Not only did Hairston appreciate the strides Patterson made on the court, she also was proud of the leadership role she assumed off the court. 


"Kiki was really a leader at school," Hairston said. "As a star athlete, everybody knows your name. The image she represents is important for our program throughout the school. Kiki set the bar very high, which is a good thing. We want that bar set very high. Each year, we don't want to lower our standards." 


With her athletic career really taking off, Patterson embraced the opportunity to make a difference in the classroom. 


"Coach spent a lot of time with me during the offseason talking about being a leader on and off the court," Patterson said. "She told me the best way to carry a team is to do it by setting an example. When you a senior and you are the team's leading scorer, it just comes with it. I think the hardest part is being a leader off the court. 


"You have to live your life under a microscope because all of the teachers and the other students know who you are and they are watching what you are doing. The biggest question mark going into my senior season was where I was going to sign (to play college basketball). I got asked every day. I think once I made that decision, everything real smooth for the rest of the season." 


Patterson was one of the original signees for coach Vic Schaefer and the new staff at MSU. Patterson signed with the Bulldogs in November, about nine months after Schaefer was named head coach. 


"We are excited to be getting the best player in the state of Mississippi," said Schaefer, at the time of the signing. "We saw Kiki play (in November) and watching her competitiveness and will to win was exciting. She competes to the very last play, and she has a presence on the floor that is required (at) point guard." 

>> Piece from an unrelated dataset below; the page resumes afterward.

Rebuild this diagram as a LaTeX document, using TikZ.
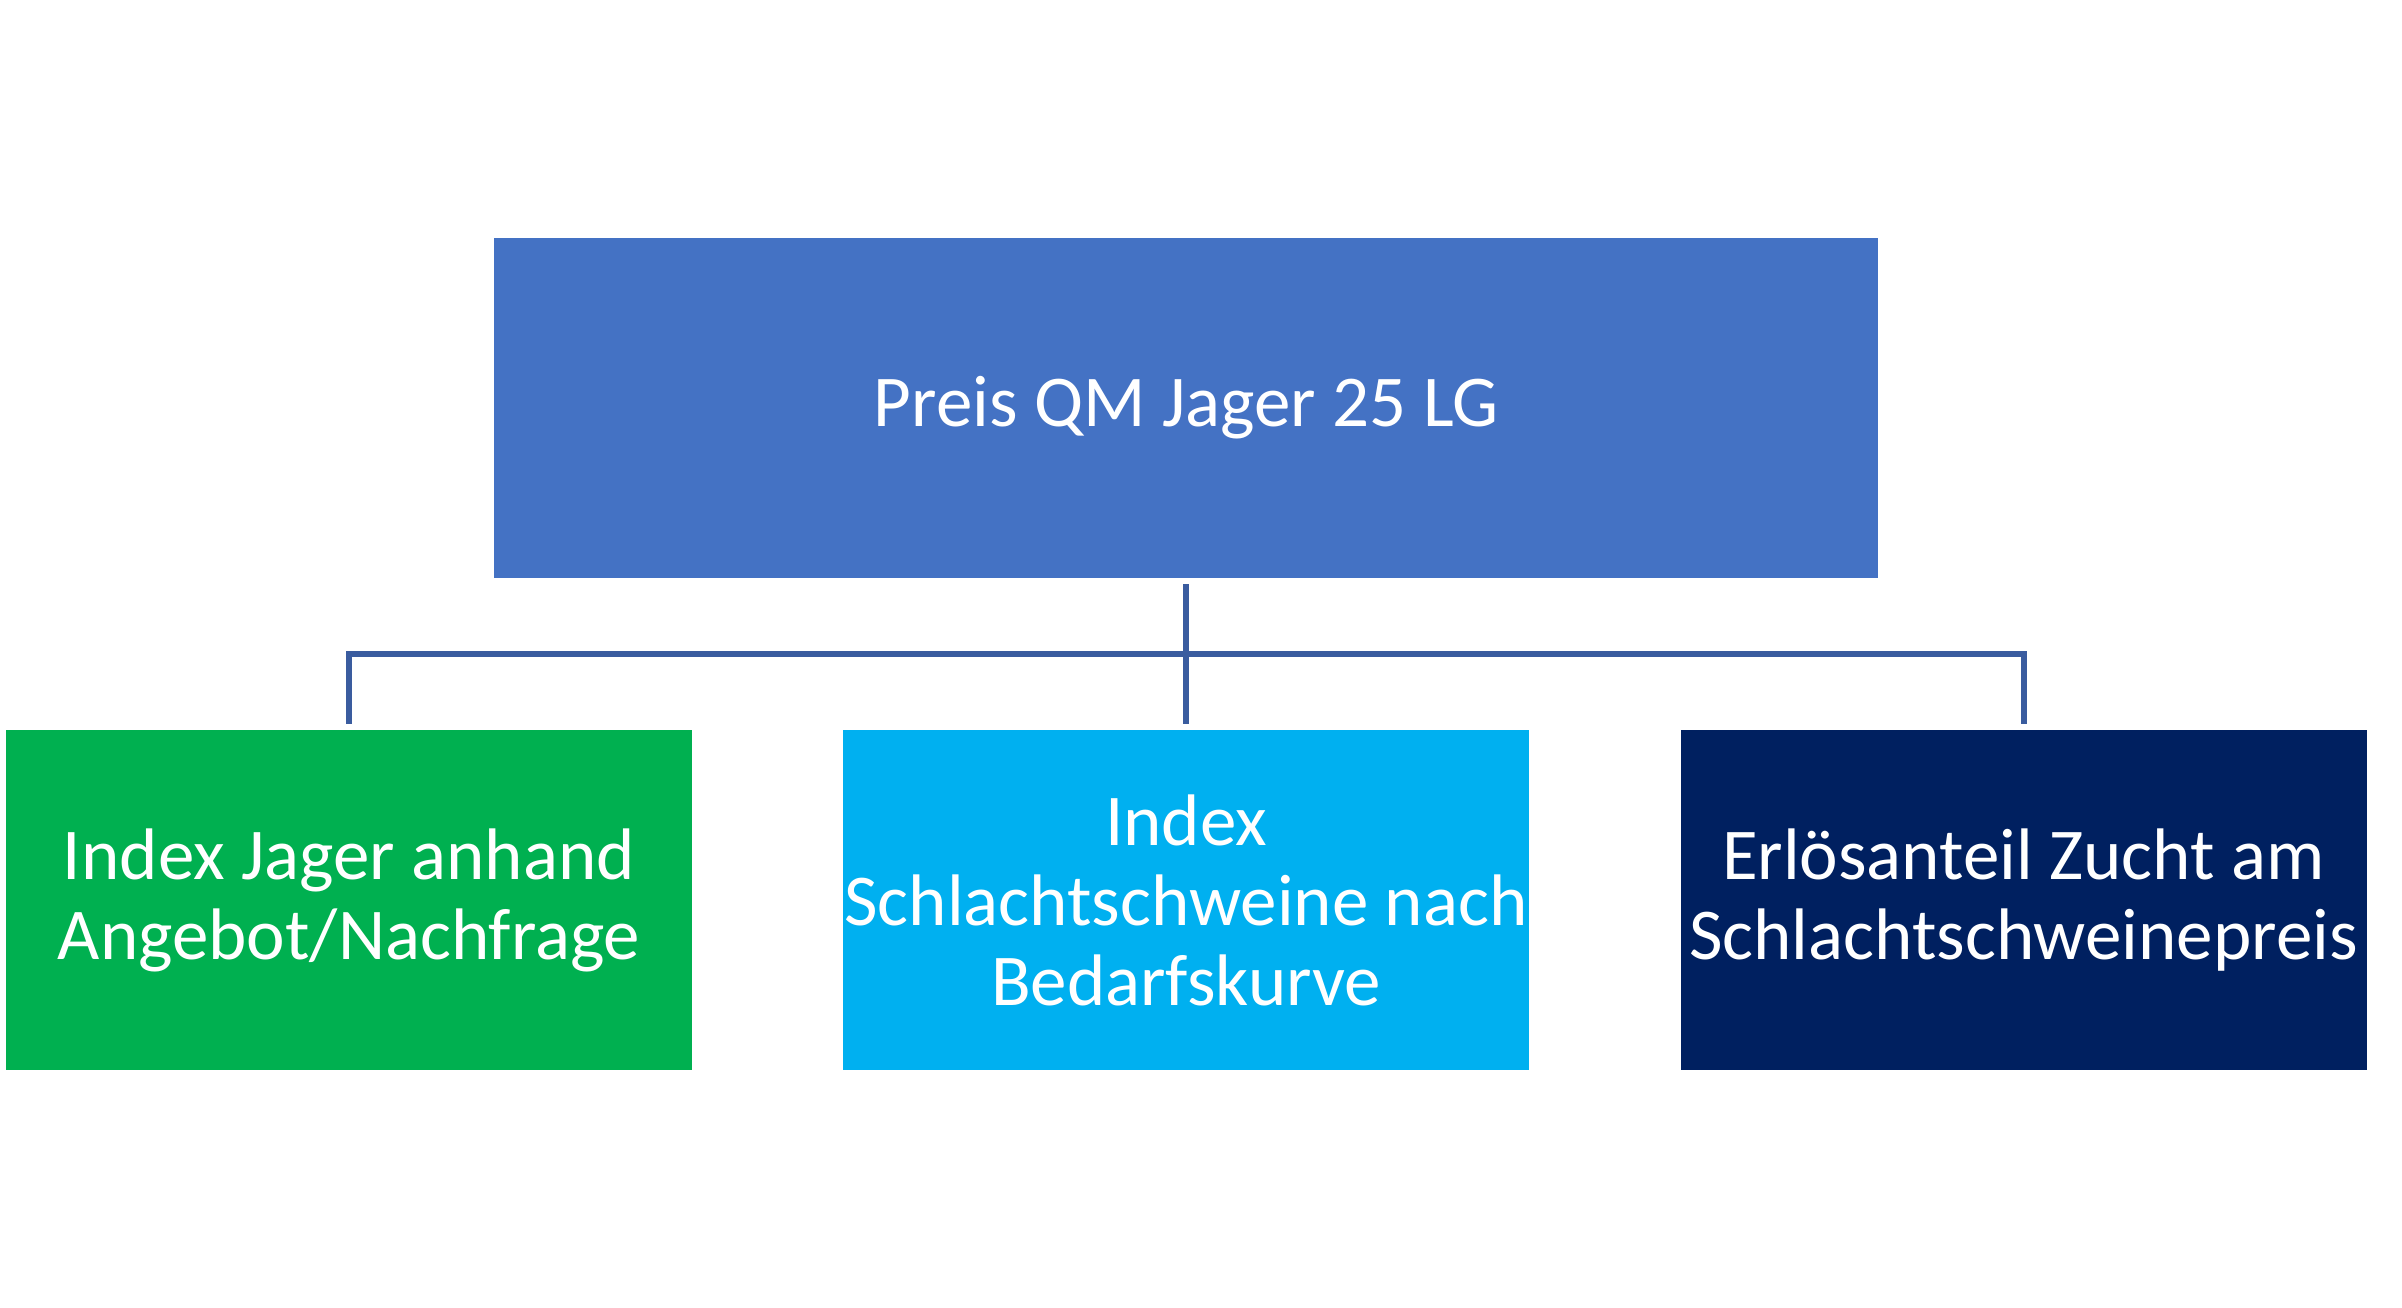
\documentclass[tikz,border=0pt]{standalone}
\usepackage{fontspec}
\setmainfont{Carlito}
\usetikzlibrary{calc}
\definecolor{topblue}{HTML}{4472C4}
\definecolor{boxgreen}{HTML}{00B050}
\definecolor{boxcyan}{HTML}{00B0F0}
\definecolor{boxnavy}{HTML}{002060}
\definecolor{linkblue}{HTML}{3A5C9F}
\tikzset{
  boxbase/.style={rectangle, inner sep=0pt, text=white, align=center,
    font=\fontsize{73}{80}\selectfont},
  topbox/.style={boxbase, fill=topblue, minimum width=1384pt, minimum height=340pt},
  childbox/.style={boxbase, minimum width=686pt, minimum height=340pt},
  conn/.style={draw=linkblue, line width=6pt, line join=miter, line cap=butt}
}
\begin{document}
\begin{tikzpicture}[x=1pt,y=-1pt]
\useasboundingbox[fill=white] (0,0) rectangle (2402,1307);
\node[topbox] (top) at (1186,408) {Preis QM Jager 25 LG};
\node[childbox, fill=boxgreen] (green) at (349,900) {Index Jager anhand\\Angebot/Nachfrage};
\node[childbox, fill=boxcyan] (cyan) at (1186,900) {Index\\Schlachtschweine nach\\Bedarfskurve};
\node[childbox, fill=boxnavy] (navy) at (2023.5,900) {Erlösanteil Zucht am\\Schlachtschweinepreis};
\draw[conn] ($(top.south)+(0,6)$) -- ($(cyan.north)+(0,-6)$);
\draw[conn] ($(green.north)+(0,-6)$) -- ++(0,-70) -| ($(navy.north)+(0,-6)$);
\end{tikzpicture}
\end{document}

While Schaefer and his staff saw Patterson play several times this season, Patterson also kept tabs on her future teammates. 


"They are already doing some great things there (at MSU)," Patterson said. "The recruiting class is ranked. The pieces are in place. I know they are thinking we are going to come in there and be like the Fab Five (1991 University of Michigan men's basketball recruitment class). They are expecting some big things from us right away. 


"Playing in the (Southeastern Conference) is the dream for most kids. I am very excited about the fact that one day I can tell my kids, nieces and nephews that I played in that league. It is definitely special. It is going to be different. What this shows is that hard work does indeed pay off. I am humbled to be playing in such a great league and having the opportunity to do it before friends and family." 


Friends and family can be thankful, too. While Patterson's career has been long, the drive back home won't be.